Say hello to “Camera Restricta,” a new concept camera by designer (and photographer) Philipp Schmitt. It’s described as a “disobedient tool for taking unique photographs.” In short, the camera searches the Web for other photos that have been captured from the same place and if too many photos are found, the camera will prevent you from taking another unoriginal photo.
A counter on the back of the camera constantly displays the number of photos that have been discovered in a 35-meter radius around the current location.
As long as the number is below a certain threshold, the camera will function and the viewfinder will show the scene:
When too many photos are detected, the rear screen turns red, a warning message pops up, and the viewfinder becomes obscured with a big red X:
This goal of this strange and restrictive system would be to ensure unique photos and help the photographer avoid contributing to the ever-growing mountain of duplicate images available online.

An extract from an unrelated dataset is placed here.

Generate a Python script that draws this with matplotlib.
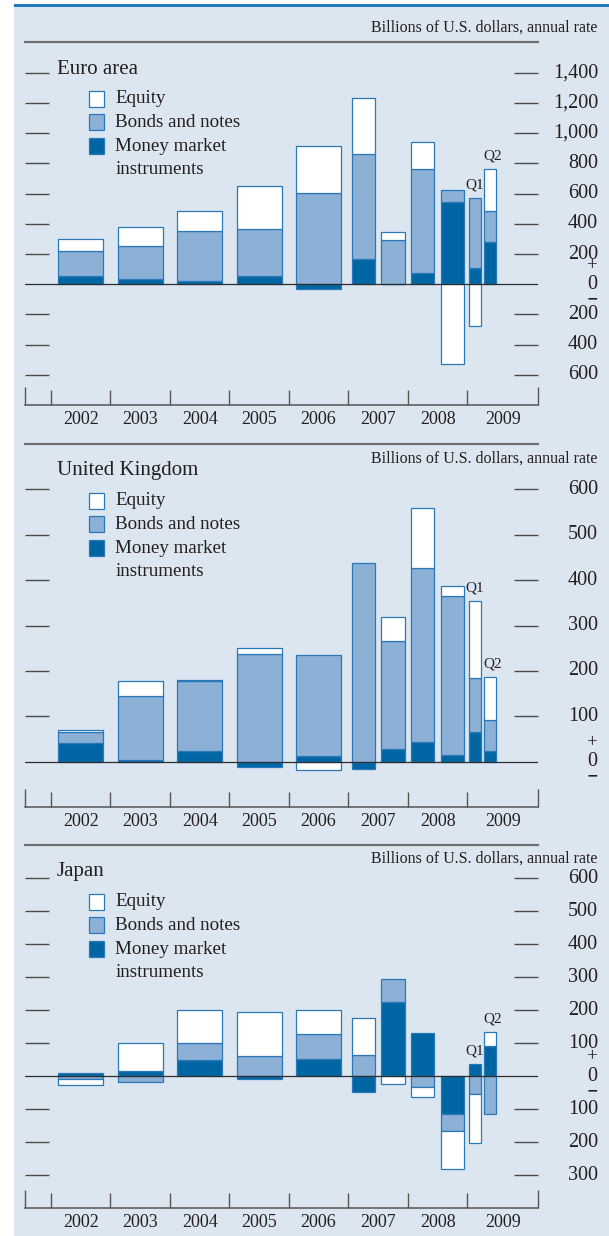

“Of course you can’t judge uniqueness of a photo just by counting the geotags nearby,” Schmitt writes. “Still, it might be a good indicator for the potential of taking a special photo at a place.”
One obvious side-effect is that the camera would be mostly useless for travelers visiting the world’s most popular tourist locations.
Schmitt says his concept camera could also be used to restrict photographer in certain locations — censorship that happens before a photo is taken, rather than after.
Here’s a short 4-minute video that shows how the Camera Restricta works:
The prototype camera created by Schmitt is a 3D-printed camera body with a ATTiny85 microcontroller inside. A smartphone provides the GPS, data connection, speakers, and rear screen. On the phone is a custom app that searches Flickr and Panoramio for nearby photos.
Schmitt says the camera is not only a piece about censorship, but also a device that questions our practice of photography in world in which there’s an infinite stream of images being created.
“Camera Restricta introduces new limitations to prevent an overflow of digital imagery,” he says. “As a byproduct, these limitations also bring about new sensations like the thrill of being the first or last person to photograph a certain place.”